Over her career, Keaton authored several more books, with her first memoir, Then Again, arriving in 2011. She penned Let’s Just Say It Wasn’t Pretty, a collection of wisdom and advice, in 2014. In the book, Keaton reflected on modern standards of beauty, pondering the societal obsession with how things look.
“Why do we try to pin it down by categorizing it as absolute?” she wrote of beauty. “Why limit it at all? Why is classic beauty the gold standard? Why is gold the gold standard? And what is ‘classic?‘ What’s precious about precious stones? Why are diamonds a girl’s best friend? Don’t tell me what beauty is before I know it for myself.”
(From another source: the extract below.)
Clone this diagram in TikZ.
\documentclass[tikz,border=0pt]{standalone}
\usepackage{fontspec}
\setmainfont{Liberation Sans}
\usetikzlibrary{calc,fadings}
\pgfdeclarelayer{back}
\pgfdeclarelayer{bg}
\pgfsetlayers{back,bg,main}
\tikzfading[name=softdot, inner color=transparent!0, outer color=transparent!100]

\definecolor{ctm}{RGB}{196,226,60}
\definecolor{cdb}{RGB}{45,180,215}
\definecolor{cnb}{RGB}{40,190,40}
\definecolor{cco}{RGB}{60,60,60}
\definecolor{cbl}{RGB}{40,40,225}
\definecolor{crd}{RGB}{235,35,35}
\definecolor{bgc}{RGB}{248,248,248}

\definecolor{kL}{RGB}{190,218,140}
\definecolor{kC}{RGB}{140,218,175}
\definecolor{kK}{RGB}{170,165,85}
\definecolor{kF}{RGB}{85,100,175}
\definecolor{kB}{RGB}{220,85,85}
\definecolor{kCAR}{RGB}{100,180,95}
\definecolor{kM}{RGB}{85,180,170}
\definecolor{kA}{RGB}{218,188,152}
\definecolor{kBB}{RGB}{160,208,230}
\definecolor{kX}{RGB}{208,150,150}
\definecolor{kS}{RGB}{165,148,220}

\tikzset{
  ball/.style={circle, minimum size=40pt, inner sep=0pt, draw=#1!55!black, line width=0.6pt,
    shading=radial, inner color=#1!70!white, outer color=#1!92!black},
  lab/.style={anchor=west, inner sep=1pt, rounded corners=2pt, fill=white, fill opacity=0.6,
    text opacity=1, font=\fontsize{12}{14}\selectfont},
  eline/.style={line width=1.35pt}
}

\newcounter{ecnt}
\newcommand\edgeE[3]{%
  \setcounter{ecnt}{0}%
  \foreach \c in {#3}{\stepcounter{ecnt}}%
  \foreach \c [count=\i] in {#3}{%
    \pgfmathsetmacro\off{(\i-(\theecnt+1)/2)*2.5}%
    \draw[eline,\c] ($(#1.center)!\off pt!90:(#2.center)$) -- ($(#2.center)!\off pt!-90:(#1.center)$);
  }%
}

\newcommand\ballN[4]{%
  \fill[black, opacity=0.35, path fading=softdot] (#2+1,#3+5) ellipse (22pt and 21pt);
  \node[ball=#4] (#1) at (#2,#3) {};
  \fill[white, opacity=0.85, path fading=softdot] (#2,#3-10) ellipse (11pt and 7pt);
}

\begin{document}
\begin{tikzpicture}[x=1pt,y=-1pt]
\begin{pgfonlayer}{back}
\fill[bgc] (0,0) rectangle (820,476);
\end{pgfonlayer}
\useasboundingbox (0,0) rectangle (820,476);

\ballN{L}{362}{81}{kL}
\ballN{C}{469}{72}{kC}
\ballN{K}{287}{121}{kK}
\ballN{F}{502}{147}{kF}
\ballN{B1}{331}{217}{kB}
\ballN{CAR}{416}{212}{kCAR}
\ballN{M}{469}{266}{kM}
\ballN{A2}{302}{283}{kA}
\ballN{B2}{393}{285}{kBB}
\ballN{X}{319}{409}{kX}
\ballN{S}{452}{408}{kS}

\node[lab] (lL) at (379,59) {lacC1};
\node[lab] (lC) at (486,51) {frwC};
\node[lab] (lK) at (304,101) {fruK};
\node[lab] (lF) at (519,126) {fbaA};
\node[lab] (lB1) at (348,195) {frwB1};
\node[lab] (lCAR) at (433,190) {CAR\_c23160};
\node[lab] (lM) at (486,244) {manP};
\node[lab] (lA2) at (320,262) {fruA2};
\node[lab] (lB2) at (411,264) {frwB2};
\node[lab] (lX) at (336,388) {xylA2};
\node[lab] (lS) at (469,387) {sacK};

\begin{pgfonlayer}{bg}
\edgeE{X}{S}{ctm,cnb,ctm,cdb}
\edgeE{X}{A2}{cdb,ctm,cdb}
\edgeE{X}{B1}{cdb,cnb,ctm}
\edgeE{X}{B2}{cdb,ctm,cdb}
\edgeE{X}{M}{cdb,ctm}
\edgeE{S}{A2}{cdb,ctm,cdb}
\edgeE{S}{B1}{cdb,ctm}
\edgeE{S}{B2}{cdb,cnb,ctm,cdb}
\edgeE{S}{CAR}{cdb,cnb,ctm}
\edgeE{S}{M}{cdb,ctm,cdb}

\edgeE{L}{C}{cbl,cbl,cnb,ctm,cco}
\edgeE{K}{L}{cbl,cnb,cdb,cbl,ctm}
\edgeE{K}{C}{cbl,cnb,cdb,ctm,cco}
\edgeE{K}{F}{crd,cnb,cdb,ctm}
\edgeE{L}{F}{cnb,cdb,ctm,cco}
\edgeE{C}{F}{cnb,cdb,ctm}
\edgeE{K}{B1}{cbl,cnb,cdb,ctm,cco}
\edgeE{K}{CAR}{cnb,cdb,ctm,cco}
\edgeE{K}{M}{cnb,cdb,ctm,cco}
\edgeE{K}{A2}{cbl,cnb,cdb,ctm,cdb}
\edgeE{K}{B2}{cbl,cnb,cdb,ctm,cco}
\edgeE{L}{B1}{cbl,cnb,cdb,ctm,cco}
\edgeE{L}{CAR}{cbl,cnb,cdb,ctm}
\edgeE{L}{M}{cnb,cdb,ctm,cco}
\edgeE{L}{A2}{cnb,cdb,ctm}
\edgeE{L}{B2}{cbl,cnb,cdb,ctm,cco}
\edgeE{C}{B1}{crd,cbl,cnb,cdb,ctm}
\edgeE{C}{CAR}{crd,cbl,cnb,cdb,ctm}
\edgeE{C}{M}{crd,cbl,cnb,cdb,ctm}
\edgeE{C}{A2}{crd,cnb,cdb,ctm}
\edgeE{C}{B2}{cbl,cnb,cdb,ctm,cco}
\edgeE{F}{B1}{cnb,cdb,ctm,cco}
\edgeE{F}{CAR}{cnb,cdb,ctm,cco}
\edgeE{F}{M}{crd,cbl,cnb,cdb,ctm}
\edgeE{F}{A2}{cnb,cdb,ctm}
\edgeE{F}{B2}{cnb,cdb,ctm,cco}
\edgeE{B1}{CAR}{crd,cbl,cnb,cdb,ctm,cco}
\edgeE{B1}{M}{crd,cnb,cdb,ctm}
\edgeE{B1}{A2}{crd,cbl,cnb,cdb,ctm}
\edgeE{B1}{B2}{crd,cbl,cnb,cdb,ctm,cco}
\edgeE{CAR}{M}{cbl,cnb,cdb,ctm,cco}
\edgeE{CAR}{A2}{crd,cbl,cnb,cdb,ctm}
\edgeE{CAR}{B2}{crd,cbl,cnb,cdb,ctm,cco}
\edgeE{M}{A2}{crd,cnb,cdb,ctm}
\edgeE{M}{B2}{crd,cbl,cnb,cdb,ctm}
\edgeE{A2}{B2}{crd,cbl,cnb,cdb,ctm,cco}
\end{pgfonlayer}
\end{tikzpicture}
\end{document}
Keaton’s vibrant personality was as memorable as her professional work. She was notably self-effacing, once telling director Rob Reiner, “I don’t act, I am just who I am.” Although Keaton starred in dozens of films over her career, she refused to be pigeonholed or to follow a prescribed path, as evidenced by her collaboration with Justin Bieber for his 2021 “Ghost” music video. In the Colin Tilley-directed clip, Keaton played a grandmother who is encouraged to date again after the death of her husband. “Am I dreaming???” Keaton wrote of the video on her heavily-used Instagram page. “What an honor it was to work with Justin Bieber and his incredible team.”
Keaton, who was nominated for four Oscars in total, was frequently feted for her performances. She compelled her fellow actors and directors with her one-of-a-kind persona. In 2017, the American Film Institute honored her with the Lifetime Achievement Award. During the ceremony, Beatty enthused over his co-star and onetime flame, calling her “brilliant, beautiful, passionate, authentic.”
“If you are lucky enough to cast Diane, you realize very quickly the truth in that old axiom that character is plot,” Beatty said. “Well, casting is character. Diane Keaton is a plot. She is an unpredictable, mysterious, suspenseful, constantly surprising, sometimes comedic, sometimes tragic, always engaging plot. The woman is a story.”